The U.S. response so far has been fragmented, with the Dallas hospital that treated the Texas outbreak admitting it made mistakes, and CDC officials trying to assure Americans that the disease can be controlled.

Late Monday, the CDC released updated guidelines urging hospitals to refocus their training and prevention efforts, and stressing that health workers treating patients suspected of having Ebola should wear double gloves, fluid-resistant gowns, full-face shields and surgical hoods to ensure no skin is exposed at all.

The guidelines also call for a monitor to supervise the clothing to make sure all skin is covered.

CDC officials said they still don’t know how two nurses in Dallas contracted the disease, but said they know how to stop its spread if health workers take all recommended precautions.


SEE ALSO: Bobby Jindal orders Louisiana to develop Ebola plans


President Obama late last week appointed an Ebola czar to coordinate bureaucratic efforts, naming Ron Klain, a former chief of staff to Vice President Joseph R. Biden. Mr. Klain begins work Wednesday, though the White House said he’s already getting up to speed.

Mr. Obama, meanwhile, got a briefing by video while traveling in Chicago, where he voted early ahead of November’s midterm elections.

“So far we’ve only got one person dying of Ebola, but people are understandably concerned in part because they’ve seen what’s happened in Africa,” the president said at an evening political fundraiser.

Mr. Obama said the U.S. is part of a world effort to stem the disease, but insisted Ebola is “not an outbreak or an epidemic here.”

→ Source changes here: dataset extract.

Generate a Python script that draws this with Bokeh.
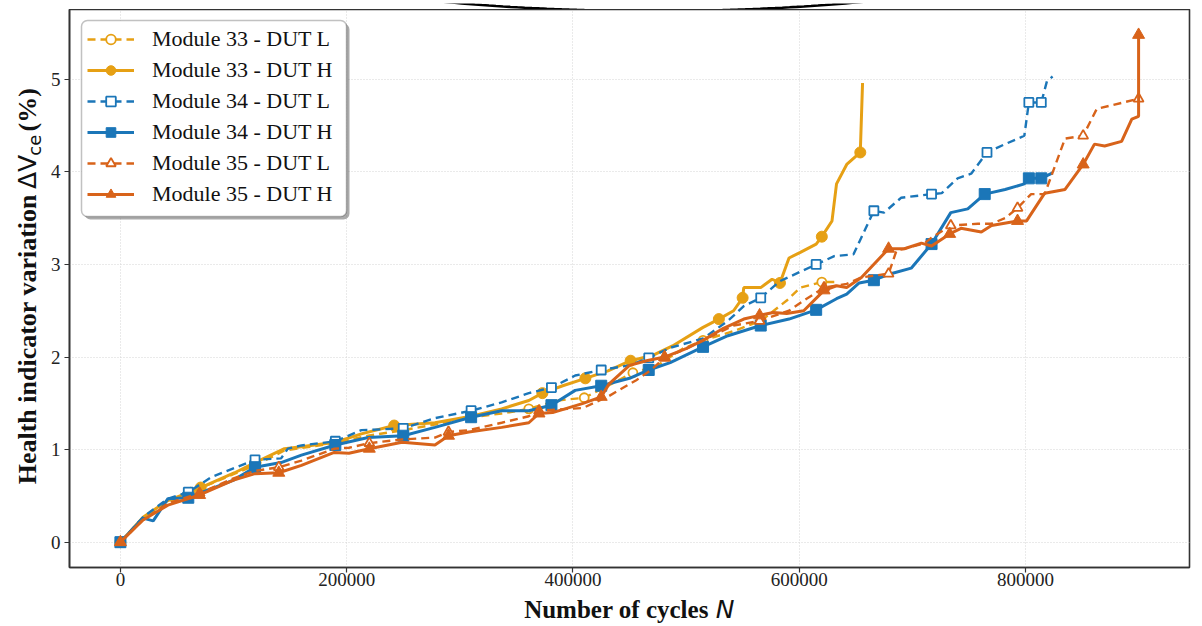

Some have challenged that claim, saying that the cases in Texas do represent an outbreak — and one federal officials had predicted they could prevent or control.

Pressure for a travel ban continued to increase Monday, with Louisiana Gov. Bobby Jindal signing an executive order imposing restrictions on public employees and students at public colleges in his state. The order requires any of them traveling to Ebola-affected countries to alert state officials and says state agencies should be prepared to impose a 21-day monitoring plan for anyone returning from those countries.

“The federal government, to date, has failed to implement protections at the national level to prevent the entry of the Ebola virus disease into the United States of America,” Mr. Jindal wrote in the executive order.

A number of lawmakers, both in the states and on Capitol Hill, have urged Mr. Obama to stop issuing visas to citizens from Liberia, Guinea and Sierra Leone, the three countries seeing the worst of the outbreak. Others have called for a full-blown travel ban.

Mr. Obama, however, has rejected those calls, saying his health officials have told him travel restrictions could actually hurt. Those officials say if the U.S. bans entry, infected travelers will just try to sneak into the U.S., thereby avoiding the temperature-taking procedures put in place at five airports.

Duncan, the Liberian man who brought Ebola to the U.S., traveled before he showed symptoms and told screeners he hadn’t had contact with anyone infected with the disease in Africa — a claim that turned out to be untrue.

Duncan died earlier this month. Nearly four dozen individuals who had been under isolation for potential contact with him have been released from isolation, but dozens of others who had contact with the two nurses that contracted the disease from him remain under watch.

In Africa, Senegal and Nigeria have now been deemed to have beaten Ebola outbreaks after 42 days passed since the last cases were diagnosed.

Nigeria implemented some flight bans for certain air carriers but didn’t ban all travel. Senegal, whose outbreak was declared over last week, did ban flights and closed its borders — both land crossings with Guinea as well as refusing vessels from Guinea, Sierra Leone and Liberia.

WHO officials said Nigeria’s outbreak stemmed from a Liberian man who brought the disease to Lagos, Africa’s most populous city, on July 20. That man, who died five days later, set off a chain that infected a total of 19 people, seven of whom died.

Senegal had a single case.

With those two countries cleared, just Liberia, Sierra Leone, Guinea, Spain and the U.S. remain on the list of countries with cases.

International SOS, which has been tracking the disease, said 49.4 percent of the more than 9,200 suspected or confirmed cases worldwide have been fatal.